═════ DATASET CONTENT
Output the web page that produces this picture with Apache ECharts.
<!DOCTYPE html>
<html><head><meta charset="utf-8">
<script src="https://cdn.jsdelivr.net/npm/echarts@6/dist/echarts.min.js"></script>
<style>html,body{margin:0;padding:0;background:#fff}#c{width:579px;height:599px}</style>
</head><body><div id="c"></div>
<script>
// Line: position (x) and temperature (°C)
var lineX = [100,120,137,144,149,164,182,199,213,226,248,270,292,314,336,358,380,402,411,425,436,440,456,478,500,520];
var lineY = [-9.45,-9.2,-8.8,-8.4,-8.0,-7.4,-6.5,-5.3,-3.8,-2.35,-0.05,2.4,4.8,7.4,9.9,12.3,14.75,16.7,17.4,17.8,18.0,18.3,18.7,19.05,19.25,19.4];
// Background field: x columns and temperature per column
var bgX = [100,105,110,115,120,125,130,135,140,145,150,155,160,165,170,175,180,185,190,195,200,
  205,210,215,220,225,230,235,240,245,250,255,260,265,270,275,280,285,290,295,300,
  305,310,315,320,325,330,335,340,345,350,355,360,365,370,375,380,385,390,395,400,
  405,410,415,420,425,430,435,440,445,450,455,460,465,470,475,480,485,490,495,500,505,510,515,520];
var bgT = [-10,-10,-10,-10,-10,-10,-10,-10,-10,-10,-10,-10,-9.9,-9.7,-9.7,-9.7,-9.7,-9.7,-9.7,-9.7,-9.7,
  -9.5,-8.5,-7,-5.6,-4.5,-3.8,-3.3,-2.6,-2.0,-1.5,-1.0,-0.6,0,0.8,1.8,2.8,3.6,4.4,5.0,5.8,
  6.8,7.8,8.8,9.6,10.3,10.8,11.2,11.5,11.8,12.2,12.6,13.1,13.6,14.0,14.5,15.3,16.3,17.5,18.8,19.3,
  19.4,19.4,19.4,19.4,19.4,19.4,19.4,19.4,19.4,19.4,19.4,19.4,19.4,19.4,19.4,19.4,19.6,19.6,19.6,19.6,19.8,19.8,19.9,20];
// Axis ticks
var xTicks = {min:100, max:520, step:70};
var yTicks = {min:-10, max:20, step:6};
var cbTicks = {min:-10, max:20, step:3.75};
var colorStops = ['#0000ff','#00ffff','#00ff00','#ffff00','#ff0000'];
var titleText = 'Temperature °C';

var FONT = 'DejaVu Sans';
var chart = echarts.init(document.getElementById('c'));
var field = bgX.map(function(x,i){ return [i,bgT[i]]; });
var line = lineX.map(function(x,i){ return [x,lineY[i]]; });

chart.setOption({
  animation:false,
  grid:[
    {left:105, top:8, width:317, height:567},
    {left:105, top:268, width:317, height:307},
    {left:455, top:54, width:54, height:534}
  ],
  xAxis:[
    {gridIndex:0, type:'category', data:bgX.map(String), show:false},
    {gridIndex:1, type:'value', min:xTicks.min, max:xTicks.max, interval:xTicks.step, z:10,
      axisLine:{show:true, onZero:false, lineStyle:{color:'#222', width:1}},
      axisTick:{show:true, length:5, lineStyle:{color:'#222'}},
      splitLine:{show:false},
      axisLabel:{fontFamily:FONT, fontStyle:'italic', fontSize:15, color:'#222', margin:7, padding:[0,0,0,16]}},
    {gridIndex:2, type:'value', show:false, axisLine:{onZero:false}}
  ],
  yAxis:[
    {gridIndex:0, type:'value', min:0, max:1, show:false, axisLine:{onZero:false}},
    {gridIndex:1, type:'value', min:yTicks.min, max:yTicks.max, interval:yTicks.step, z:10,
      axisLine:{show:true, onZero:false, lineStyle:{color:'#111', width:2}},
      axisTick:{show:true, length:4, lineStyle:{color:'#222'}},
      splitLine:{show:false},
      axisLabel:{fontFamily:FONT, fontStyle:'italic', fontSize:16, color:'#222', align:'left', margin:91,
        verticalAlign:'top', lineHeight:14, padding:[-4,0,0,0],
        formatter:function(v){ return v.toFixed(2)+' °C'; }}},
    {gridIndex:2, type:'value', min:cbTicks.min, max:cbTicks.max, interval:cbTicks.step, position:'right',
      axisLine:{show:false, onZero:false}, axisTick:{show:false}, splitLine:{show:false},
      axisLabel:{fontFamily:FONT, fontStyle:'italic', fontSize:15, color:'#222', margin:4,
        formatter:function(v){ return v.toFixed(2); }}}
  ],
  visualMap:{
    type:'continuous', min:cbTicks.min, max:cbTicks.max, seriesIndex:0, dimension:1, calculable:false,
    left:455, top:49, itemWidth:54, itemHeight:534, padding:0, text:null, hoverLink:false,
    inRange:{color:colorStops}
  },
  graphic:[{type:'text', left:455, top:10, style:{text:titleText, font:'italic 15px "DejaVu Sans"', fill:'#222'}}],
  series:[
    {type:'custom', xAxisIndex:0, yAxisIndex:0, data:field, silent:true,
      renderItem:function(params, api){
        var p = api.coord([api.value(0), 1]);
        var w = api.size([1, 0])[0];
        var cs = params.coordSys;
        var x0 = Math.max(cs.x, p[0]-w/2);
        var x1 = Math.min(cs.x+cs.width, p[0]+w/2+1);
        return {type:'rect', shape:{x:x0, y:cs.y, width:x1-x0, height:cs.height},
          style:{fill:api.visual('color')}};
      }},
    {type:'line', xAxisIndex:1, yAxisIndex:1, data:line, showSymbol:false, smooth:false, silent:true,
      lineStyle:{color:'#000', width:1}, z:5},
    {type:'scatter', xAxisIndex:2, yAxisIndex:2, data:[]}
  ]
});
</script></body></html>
══════════
▶ **STATED GOAL**
Copy each line of the data exactly, leaving nothing out.

▶ **EXERCISE ANSWER**
Output the web page that produces this picture with Apache ECharts.
<!DOCTYPE html>
<html><head><meta charset="utf-8">
<script src="https://cdn.jsdelivr.net/npm/echarts@6/dist/echarts.min.js"></script>
<style>html,body{margin:0;padding:0;background:#fff}#c{width:579px;height:599px}</style>
</head><body><div id="c"></div>
<script>
// Line: position (x) and temperature (°C)
var lineX = [100,120,137,144,149,164,182,199,213,226,248,270,292,314,336,358,380,402,411,425,436,440,456,478,500,520];
var lineY = [-9.45,-9.2,-8.8,-8.4,-8.0,-7.4,-6.5,-5.3,-3.8,-2.35,-0.05,2.4,4.8,7.4,9.9,12.3,14.75,16.7,17.4,17.8,18.0,18.3,18.7,19.05,19.25,19.4];
// Background field: x columns and temperature per column
var bgX = [100,105,110,115,120,125,130,135,140,145,150,155,160,165,170,175,180,185,190,195,200,
  205,210,215,220,225,230,235,240,245,250,255,260,265,270,275,280,285,290,295,300,
  305,310,315,320,325,330,335,340,345,350,355,360,365,370,375,380,385,390,395,400,
  405,410,415,420,425,430,435,440,445,450,455,460,465,470,475,480,485,490,495,500,505,510,515,520];
var bgT = [-10,-10,-10,-10,-10,-10,-10,-10,-10,-10,-10,-10,-9.9,-9.7,-9.7,-9.7,-9.7,-9.7,-9.7,-9.7,-9.7,
  -9.5,-8.5,-7,-5.6,-4.5,-3.8,-3.3,-2.6,-2.0,-1.5,-1.0,-0.6,0,0.8,1.8,2.8,3.6,4.4,5.0,5.8,
  6.8,7.8,8.8,9.6,10.3,10.8,11.2,11.5,11.8,12.2,12.6,13.1,13.6,14.0,14.5,15.3,16.3,17.5,18.8,19.3,
  19.4,19.4,19.4,19.4,19.4,19.4,19.4,19.4,19.4,19.4,19.4,19.4,19.4,19.4,19.4,19.4,19.6,19.6,19.6,19.6,19.8,19.8,19.9,20];
// Axis ticks
var xTicks = {min:100, max:520, step:70};
var yTicks = {min:-10, max:20, step:6};
var cbTicks = {min:-10, max:20, step:3.75};
var colorStops = ['#0000ff','#00ffff','#00ff00','#ffff00','#ff0000'];
var titleText = 'Temperature °C';

var FONT = 'DejaVu Sans';
var chart = echarts.init(document.getElementById('c'));
var field = bgX.map(function(x,i){ return [i,bgT[i]]; });
var line = lineX.map(function(x,i){ return [x,lineY[i]]; });

chart.setOption({
  animation:false,
  grid:[
    {left:105, top:8, width:317, height:567},
    {left:105, top:268, width:317, height:307},
    {left:455, top:54, width:54, height:534}
  ],
  xAxis:[
    {gridIndex:0, type:'category', data:bgX.map(String), show:false},
    {gridIndex:1, type:'value', min:xTicks.min, max:xTicks.max, interval:xTicks.step, z:10,
      axisLine:{show:true, onZero:false, lineStyle:{color:'#222', width:1}},
      axisTick:{show:true, length:5, lineStyle:{color:'#222'}},
      splitLine:{show:false},
      axisLabel:{fontFamily:FONT, fontStyle:'italic', fontSize:15, color:'#222', margin:7, padding:[0,0,0,16]}},
    {gridIndex:2, type:'value', show:false, axisLine:{onZero:false}}
  ],
  yAxis:[
    {gridIndex:0, type:'value', min:0, max:1, show:false, axisLine:{onZero:false}},
    {gridIndex:1, type:'value', min:yTicks.min, max:yTicks.max, interval:yTicks.step, z:10,
      axisLine:{show:true, onZero:false, lineStyle:{color:'#111', width:2}},
      axisTick:{show:true, length:4, lineStyle:{color:'#222'}},
      splitLine:{show:false},
      axisLabel:{fontFamily:FONT, fontStyle:'italic', fontSize:16, color:'#222', align:'left', margin:91,
        verticalAlign:'top', lineHeight:14, padding:[-4,0,0,0],
        formatter:function(v){ return v.toFixed(2)+' °C'; }}},
    {gridIndex:2, type:'value', min:cbTicks.min, max:cbTicks.max, interval:cbTicks.step, position:'right',
      axisLine:{show:false, onZero:false}, axisTick:{show:false}, splitLine:{show:false},
      axisLabel:{fontFamily:FONT, fontStyle:'italic', fontSize:15, color:'#222', margin:4,
        formatter:function(v){ return v.toFixed(2); }}}
  ],
  visualMap:{
    type:'continuous', min:cbTicks.min, max:cbTicks.max, seriesIndex:0, dimension:1, calculable:false,
    left:455, top:49, itemWidth:54, itemHeight:534, padding:0, text:null, hoverLink:false,
    inRange:{color:colorStops}
  },
  graphic:[{type:'text', left:455, top:10, style:{text:titleText, font:'italic 15px "DejaVu Sans"', fill:'#222'}}],
  series:[
    {type:'custom', xAxisIndex:0, yAxisIndex:0, data:field, silent:true,
      renderItem:function(params, api){
        var p = api.coord([api.value(0), 1]);
        var w = api.size([1, 0])[0];
        var cs = params.coordSys;
        var x0 = Math.max(cs.x, p[0]-w/2);
        var x1 = Math.min(cs.x+cs.width, p[0]+w/2+1);
        return {type:'rect', shape:{x:x0, y:cs.y, width:x1-x0, height:cs.height},
          style:{fill:api.visual('color')}};
      }},
    {type:'line', xAxisIndex:1, yAxisIndex:1, data:line, showSymbol:false, smooth:false, silent:true,
      lineStyle:{color:'#000', width:1}, z:5},
    {type:'scatter', xAxisIndex:2, yAxisIndex:2, data:[]}
  ]
});
</script></body></html>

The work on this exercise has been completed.